The topic of souls came up in conversation with friends. In the west, we debate if animals have souls and talk of loosing one’s soul, splitting the soul, and so forth. A lot of that is confusing a sense of self driven by mind with the eternal, untouchable soul.
The Vedas contain several philosophies with some variation on this topic. But generally, soul is seen as equivalent to jiva, a living being with life force. In other words, a dog and a plant have a soul but a chair does not. Even though everything arises in and of consciousness, it takes a jiva to activate a chakra system and allow life force to move through a being. When we die, the jiva leaves and the body becomes inert and lifeless.

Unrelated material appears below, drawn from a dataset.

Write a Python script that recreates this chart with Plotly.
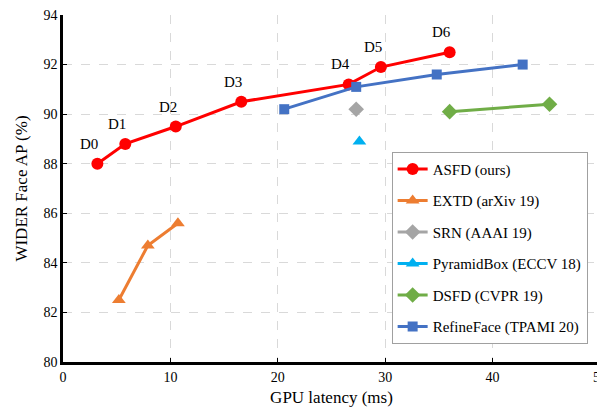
import plotly.graph_objects as go

asfd_x = [3.2, 5.8, 10.5, 16.6, 26.6, 29.6, 36.0]
asfd_y = [88.0, 88.8, 89.5, 90.5, 91.2, 91.9, 92.5]
asfd_labels = ["D0", "D1", "D2", "D3", "D4", "D5", "D6"]

extd_x = [5.2, 7.9, 10.7]
extd_y = [82.5, 84.7, 85.6]

srn_x = [27.3]
srn_y = [90.2]

pyramid_x = [27.6]
pyramid_y = [88.9]

dsfd_x = [36.0, 45.3]
dsfd_y = [90.1, 90.4]

refine_x = [20.6, 27.3, 34.8, 42.8]
refine_y = [90.2, 91.1, 91.6, 92.0]

FONT = "Liberation Serif, Times New Roman, serif"

series = [
    ("ASFD (ours)", asfd_x, asfd_y, "#FF0000", "circle", 12),
    ("EXTD (arXiv 19)", extd_x, extd_y, "#ED7D31", "triangle-up", 12),
    ("SRN (AAAI 19)", srn_x, srn_y, "#A5A5A5", "diamond", 12),
    ("PyramidBox (ECCV 18)", pyramid_x, pyramid_y, "#00B0F0", "triangle-up", 12),
    ("DSFD (CVPR 19)", dsfd_x, dsfd_y, "#70AD47", "diamond", 12),
    ("RefineFace (TPAMI 20)", refine_x, refine_y, "#4472C4", "square", 10),
]

fig = go.Figure()
for i, (name, xs, ys, color, sym, sz) in enumerate(series):
    fig.add_trace(go.Scatter(
        x=xs, y=ys, name=name, mode="lines+markers",
        line=dict(color=color, width=3),
        marker=dict(color=color, symbol=sym, size=sz),
        legendgroup=f"g{i}",
    ))

for x, y, t in zip(asfd_x, asfd_y, asfd_labels):
    fig.add_annotation(x=x, y=y, text=t, showarrow=False, xshift=-8, yshift=20,
                       font=dict(family=FONT, size=15, color="black"))

# page body has an 8px default margin, so shrink the figure accordingly
fig.update_layout(
    width=597, height=399,
    margin=dict(l=55, r=5, t=7, b=45),
    paper_bgcolor="white", plot_bgcolor="white",
    font=dict(family=FONT, size=14, color="black"),
    legend=dict(x=0.612, y=0.606, xanchor="left", yanchor="top",
                bordercolor="#A0A0A0", borderwidth=1, bgcolor="white",
                font=dict(family=FONT, size=15), tracegroupgap=9,
                traceorder="grouped", itemwidth=30),
)
fig.update_xaxes(
    range=[0, 50], dtick=10, showline=True, linecolor="black", linewidth=2.5,
    showgrid=True, gridcolor="#D9D9D9", griddash="dash", gridwidth=1,
    ticks="inside", ticklen=4, tickcolor="black", zeroline=False, automargin=False,
    ticklabeloverflow="allow",
    title=dict(text="GPU latency (ms)", font=dict(family=FONT, size=17), standoff=10),
    tickfont=dict(family=FONT, size=14),
)
fig.update_yaxes(
    range=[80, 94], dtick=2, showline=True, linecolor="black", linewidth=2.5,
    showgrid=True, gridcolor="#D9D9D9", griddash="dash", gridwidth=1,
    ticks="inside", ticklen=4, tickcolor="black", zeroline=False, automargin=False,
    ticklabeloverflow="allow",
    title=dict(text="WIDER Face AP (%)", font=dict(family=FONT, size=17), standoff=12),
    tickfont=dict(family=FONT, size=14),
)

fig.write_html("out.html")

But a dog or plant have different levels of expression of a soul. For example, how many senses does a life form express? How much self-awareness does it have?
As humans, we can do well on that count. We can experience our soul as breath and as a light in the heart. But the second requires some refined perception and some clearing of protective resistance.
Jiva or soul is distinct from ego. Ahamkara is the sense of individuality that comes from the intellect recognizing the distinction of self and other. This arises as a process in childhood as we distinguish ourselves as distinct from objects and mother.
The difficulty arises when we identify with that distinction; when our sense of self is driven by our sense of individuality. This leads to separation, conflict, and so forth. Based in the mind, it also leads to a lot of stories.
The Vedas see Jiva as a subset of Atman, the universal Self or universal soul. Atman is defined here as universal consciousness aware of itself.
In the experience here, Consciousness (atman) is aware of itself both globally and at every point. Each of those points has the potential to become a jiva, expressed into a living being – but not all of them are.
What determines which become jivas? I’d describe that as divine shaktis, the flows of divinity that bring intelligence, direction, and form into neutral consciousness.
Shakti stirs Shiva. Consciousness awakens to its own fullness.
Without a jiva, there is no life. Without consciousness, there is no jiva. Without Divinity, there is no alive consciousness which creates life. Our very breath depends on Divinity.
Note that our soul is joined to divinity by a thread that comes down through the top of the head within sushumna. It comes down through the layers of creation, connecting us together. It’s like the soul is a leaf on a massive tree. There is also a second thread that comes in directly from divinity into the chest, grounding the soul in this form.